The Coolidges traveled to the Black Hills of South Dakota for a summer vacation in 1927. On August 2, the day before the fourth anniversary of his presidency, Coolidge called newsmen to his summer office. He handed each reporter a slip of paper on which appeared the words: “I do not choose to run for President in 1928.”
Coolidge’s announcement caught the nation by surprise. Although he had told his father shortly after his son’s death in 1924 that he would never again be a candidate for political office, he had given no public clue as to his plans. He wrote in his autobiography that “The chances of having wise and faithful public service are increased by a change in the presidential office after a moderate length of time.” He also mentioned the “heavy strain” of the presidency, and expressed doubt that Mrs. Coolidge could serve four more years as first lady “without some danger of impairment of her strength.”

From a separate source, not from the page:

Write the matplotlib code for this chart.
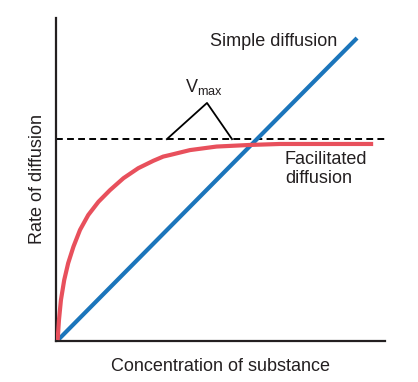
import matplotlib
matplotlib.use("Agg")
import matplotlib.pyplot as plt

plt.rcParams['font.family'] = ['Liberation Sans', 'DejaVu Sans']
plt.rcParams['mathtext.default'] = 'regular'

# simple diffusion: straight line
simple_x = [0.06, 9.15]
simple_y = [0.03, 9.38]

# facilitated diffusion: saturating curve
facil_x = [0.05, 0.09, 0.15, 0.25, 0.37, 0.53, 0.73, 0.98, 1.29, 1.64, 2.05, 2.50,
           2.96, 3.26, 3.47, 4.07, 4.88, 5.90, 6.81, 9.64]
facil_y = [0.03, 0.65, 1.27, 1.89, 2.41, 2.92, 3.44, 3.90, 4.31, 4.67, 5.04, 5.35,
           5.58, 5.71, 5.76, 5.91, 6.02, 6.07, 6.10, 6.10]

vmax = 6.25
caret_x = [3.37, 4.59, 5.35]
caret_y = [6.25, 7.37, 6.25]

txt = '#231f20'

fig = plt.figure(figsize=(4.18, 3.82), dpi=100)
ax = fig.add_axes([56/418, 1-341/382, 329/418, 323/382])
ax.set_xlim(0, 10)
ax.set_ylim(0, 10)

ax.plot(facil_x, facil_y, color='#e8505c', lw=3, solid_capstyle='butt',
        solid_joinstyle='round', zorder=3)
ax.plot(simple_x, simple_y, color='#1b75bb', lw=3, solid_capstyle='butt', zorder=2)
ax.plot([0, 10], [vmax, vmax], color='black', lw=1.4, ls=(0, (3.5, 2.2)), zorder=1)
ax.plot(caret_x, caret_y, color='black', lw=1.3)

ax.text(3.93, 7.55, 'V$_{max}$', fontsize=13, color=txt, ha='left', va='bottom')
ax.text(4.68, 9.26, 'Simple diffusion', fontsize=13, color=txt, ha='left', va='center')
ax.text(6.96, 5.33, 'Facilitated\ndiffusion', fontsize=13, color=txt, ha='left',
        va='center', linespacing=1.15)

for s in ['top', 'right']:
    ax.spines[s].set_visible(False)
for s in ['left', 'bottom']:
    ax.spines[s].set_linewidth(1.6)
    ax.spines[s].set_color('#231f20')
ax.set_xticks([])
ax.set_yticks([])
ax.set_xlabel('Concentration of substance', fontsize=13, color=txt, labelpad=12)
ax.set_ylabel('Rate of diffusion', fontsize=13, color=txt, labelpad=7)

fig.savefig('out.png', dpi=100)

Coolidge had a typical response when reporters asked him to comment upon leaving the capital: “Good-by, I have had a very enjoyable time in Washington.” He was succeeded by Herbert Hoover on March 4, 1929.
Later years
The Coolidges returned to Northampton, but the stream of tourists past their home made it impossible to enjoy a quiet life. In 1930, Coolidge bought a Northampton estate called The Beeches, which had iron gates to keep curious visitors at a distance.
Coolidge completed his autobiography in 1929, first in magazine installments, then in book form. The next year, he began writing a series of daily newspaper articles called “Thinking Things Over with Calvin Coolidge.” He wrote chiefly about government, economics, and politics. He agreed to serve as president of the American Antiquarian Society, as honorary president of the Boy Scouts of America, and as a director of the New York Life Insurance Company.
The stock market crash in October 1929, and the resulting nationwide depression, distressed Coolidge, who felt that he might have done more to prevent it. But following the renomination of Herbert Hoover in 1932, Coolidge said that the Great Depression would have occurred regardless of which party had been in power.
Coolidge became increasingly unhappy as the Depression deepened and as voters elected Democrat Franklin D. Roosevelt to the presidency. On Jan. 5, 1933, Mrs. Coolidge found him lying on the floor of his bedroom, where he had died of a heart attack. He was buried beside his son and father in the Plymouth Notch cemetery.
Mrs. Coolidge sold The Beeches and built another home in Northampton, where she lived until her death on July 8, 1957. Coolidge had written: “For almost a quarter of a century she has borne with my infirmities, and I have rejoiced in her graces.”